DATA PROVIDED:

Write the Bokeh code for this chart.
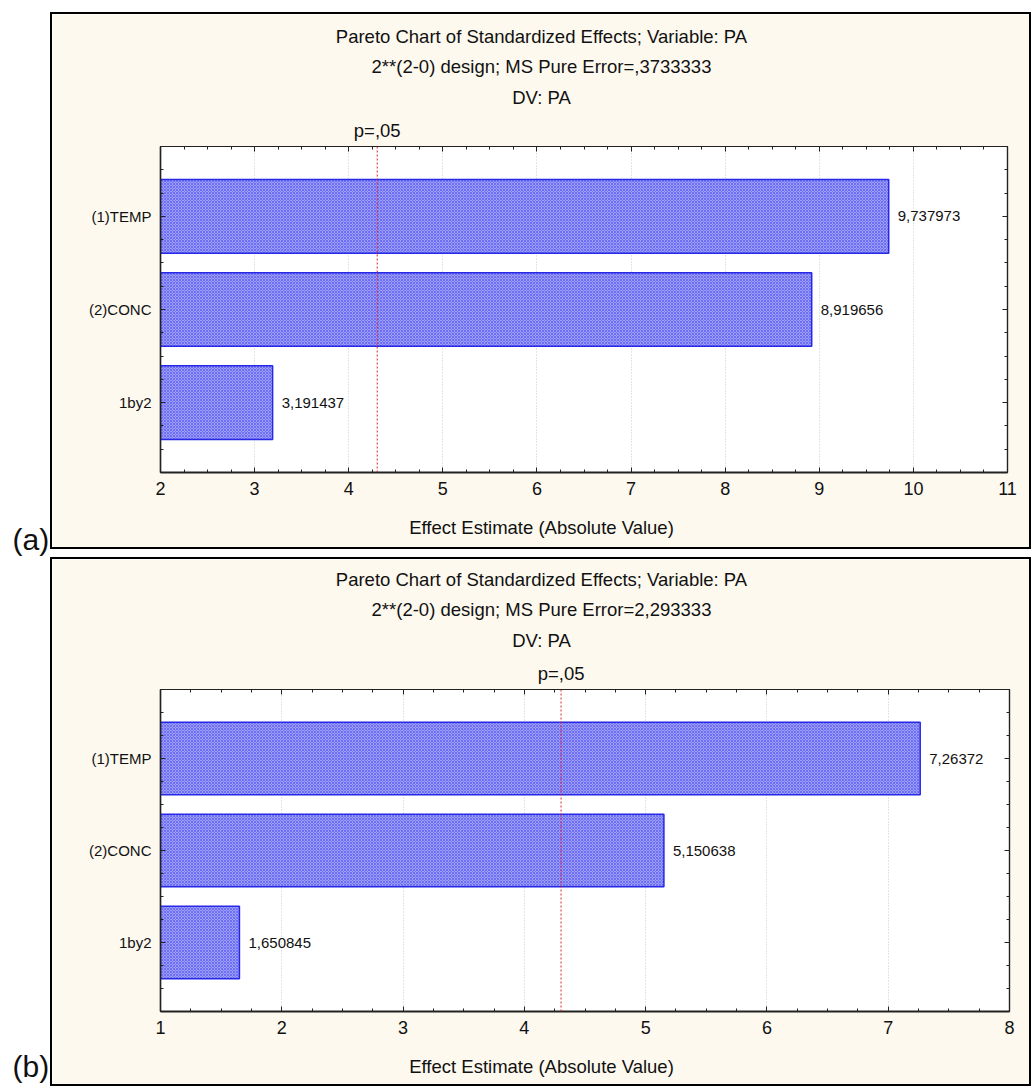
from bokeh.plotting import figure
from bokeh.layouts import row, column
from bokeh.models import (Range1d, FixedTicker, LinearAxis, Span, Spacer, Grid,
                          ColumnDataSource)
from bokeh.core.properties import value
from bokeh.embed import file_html
from bokeh.resources import INLINE

# ---------------- data ----------------
categories = ["(1)TEMP", "(2)CONC", "1by2"]
effects_a = [9.737973, 8.919656, 3.191437]
effects_b = [7.26372, 5.150638, 1.650845]
value_labels_a = ["9,737973", "8,919656", "3,191437"]
value_labels_b = ["7,26372", "5,150638", "1,650845"]
x_ticks_a = [2, 3, 4, 5, 6, 7, 8, 9, 10, 11]
x_ticks_b = [1, 2, 3, 4, 5, 6, 7, 8]
p_critical = 4.302653
p_label = "p=,05"
titles_a = ["Pareto Chart of Standardized Effects; Variable: PA",
            "2**(2-0) design; MS Pure Error=,3733333",
            "DV: PA"]
titles_b = ["Pareto Chart of Standardized Effects; Variable: PA",
            "2**(2-0) design; MS Pure Error=2,293333",
            "DV: PA"]
x_axis_title = "Effect Estimate (Absolute Value)"
panel_labels = ["(a)", "(b)"]

FONT = "Liberation Sans"
CREAM = "#fdf9ef"
BAR_FILL = "#9c9ef6"
BAR_LINE = "#2828e8"
TXT = "#111111"
W = 977          # width of each boxed chart canvas
TEXT_CENTER = 489  # horizontal centre of the titles, px from the canvas left


def minor_list(ticks, step):
    out = []
    v = ticks[0]
    while v <= ticks[-1] + 1e-9:
        out.append(round(v, 4))
        v += step
    return out


def text_axis(p, loc, text, where, standoff, size="18.5px"):
    ax = LinearAxis(ticker=FixedTicker(ticks=[loc]), major_label_overrides={loc: text})
    ax.axis_line_color = None
    ax.major_tick_line_color = None
    ax.minor_tick_line_color = None
    ax.major_tick_in = 0
    ax.major_tick_out = 0
    ax.major_label_standoff = standoff
    ax.major_label_text_font = FONT
    ax.major_label_text_font_size = size
    ax.major_label_text_color = TXT
    p.add_layout(ax, where)


def panel(effects, vlabels, xticks, titles, width, height, borders):
    bl, br, bt, bb = borders
    n = len(categories)
    ypos = list(range(n, 0, -1))
    x0, x1 = xticks[0], xticks[-1]
    p = figure(width=width, height=height, output_backend="svg", toolbar_location=None,
               x_range=Range1d(x0, x1), y_range=Range1d(0.25, n + 0.75),
               x_axis_type=None, y_axis_type=None,
               min_border_left=bl, min_border_right=br, min_border_top=bt, min_border_bottom=bb,
               background_fill_color="white", border_fill_color=CREAM)
    p.outline_line_color = "#222222"
    p.outline_line_width = 1.2

    # data value that sits under the titles' horizontal centre
    frame_w = width - bl - br
    centre = x0 + (TEXT_CENTER - bl) / frame_w * (x1 - x0)

    xt = FixedTicker(ticks=xticks, minor_ticks=minor_list(xticks, 0.25))
    yt = FixedTicker(ticks=ypos, minor_ticks=[k * 0.25 for k in range(1, 4 * n + 3)])
    overrides = {y: c for y, c in zip(ypos, categories)}

    def style_axis(ax, show_labels):
        ax.major_tick_in = 5
        ax.major_tick_out = 0
        ax.minor_tick_in = 3
        ax.minor_tick_out = 0
        ax.major_tick_line_color = "#222222"
        ax.minor_tick_line_color = "#222222"
        ax.axis_line_color = "#222222"
        ax.axis_line_width = 1.2
        if not show_labels:
            ax.major_label_text_font_size = "0px"
            ax.major_label_text_alpha = 0
            ax.major_label_standoff = 0

    xb = LinearAxis(ticker=xt)
    style_axis(xb, True)
    xb.major_label_text_font = FONT
    xb.major_label_text_font_size = "18px"
    xb.major_label_text_color = TXT
    xb.major_label_standoff = 9
    xb.axis_line_width = 2
    p.add_layout(xb, "below")
    text_axis(p, centre, x_axis_title, "below", 19)

    xa = LinearAxis(ticker=xt)
    style_axis(xa, False)
    p.add_layout(xa, "above")
    text_axis(p, p_critical, p_label, "above", 6)
    text_axis(p, centre, titles[2], "above", 9)
    text_axis(p, centre, titles[1], "above", 7)
    text_axis(p, centre, titles[0], "above", 6)

    yl = LinearAxis(ticker=yt, major_label_overrides=overrides)
    style_axis(yl, True)
    yl.major_label_text_font = FONT
    yl.major_label_text_font_size = "15px"
    yl.major_label_text_color = TXT
    yl.major_label_standoff = 9
    yl.axis_line_width = 1.5
    p.add_layout(yl, "left")

    yr = LinearAxis(ticker=yt)
    style_axis(yr, False)
    p.add_layout(yr, "right")

    p.xgrid.visible = False
    p.ygrid.visible = False
    g = Grid(dimension=0, ticker=xt, grid_line_color="#c8c8c8", grid_line_dash="1 2",
             grid_line_width=1)
    p.add_layout(g)

    src = ColumnDataSource(dict(y=ypos, right=effects, label=vlabels, left=[x0] * n))
    p.hbar(y="y", left="left", right="right", height=0.79, source=src,
           fill_color=BAR_FILL, line_color=BAR_LINE, line_width=1.5,
           hatch_pattern="x", hatch_color="#3838f0", hatch_scale=3, hatch_weight=0.8,
           hatch_alpha=0.6)
    p.text(x="right", y="y", text="label", source=src, x_offset=9,
           text_baseline="middle", text_align="left", text_font=value(FONT),
           text_font_size="15px", text_color=TXT)

    p.add_layout(Span(location=p_critical, dimension="height", line_color="#e02020",
                      line_dash="2 2", line_width=1))
    return p


fig_a = panel(effects_a, value_labels_a, x_ticks_a, titles_a, W, 533, (108, 22, 132, 75))
fig_b = panel(effects_b, value_labels_b, x_ticks_b, titles_b, W, 525, (108, 20, 130, 73))


def hbar_line():
    return Spacer(width=W + 4, height=2, styles={"background-color": "black"})


def boxed(fig, h):
    return column(hbar_line(),
                  row(Spacer(width=2, height=h, styles={"background-color": "black"}), fig,
                      Spacer(width=2, height=h, styles={"background-color": "black"}), spacing=0),
                  hbar_line(), spacing=0)


# left strip with panel letters
lab = figure(width=50, height=1086, output_backend="svg", toolbar_location=None,
             x_range=Range1d(0, 50), y_range=Range1d(1086, 0),
             x_axis_type=None, y_axis_type=None, min_border=0,
             background_fill_color="white", border_fill_color="white")
lab.outline_line_color = None
lab.xgrid.visible = False
lab.ygrid.visible = False
lab.text(x=[12, 12], y=[539, 1066], text=panel_labels, text_font=value(FONT),
         text_font_size="30px", text_baseline="alphabetic", text_align="left",
         text_color=TXT)

right_col = column(Spacer(width=W + 4, height=12), boxed(fig_a, 533),
                   Spacer(width=W + 4, height=8), boxed(fig_b, 525), spacing=0)
layout = row(lab, right_col, spacing=0)

open("out.html", "w").write(file_html(layout, INLINE))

PROBLEM DESCRIPTION:
From the first line of the listing above, repeat every line through the one holding "from bokeh.resources import INLINE". Both ends count, and pictures stay out.

TASK RESULT:
Write the Bokeh code for this chart.
from bokeh.plotting import figure
from bokeh.layouts import row, column
from bokeh.models import (Range1d, FixedTicker, LinearAxis, Span, Spacer, Grid,
                          ColumnDataSource)
from bokeh.core.properties import value
from bokeh.embed import file_html
from bokeh.resources import INLINE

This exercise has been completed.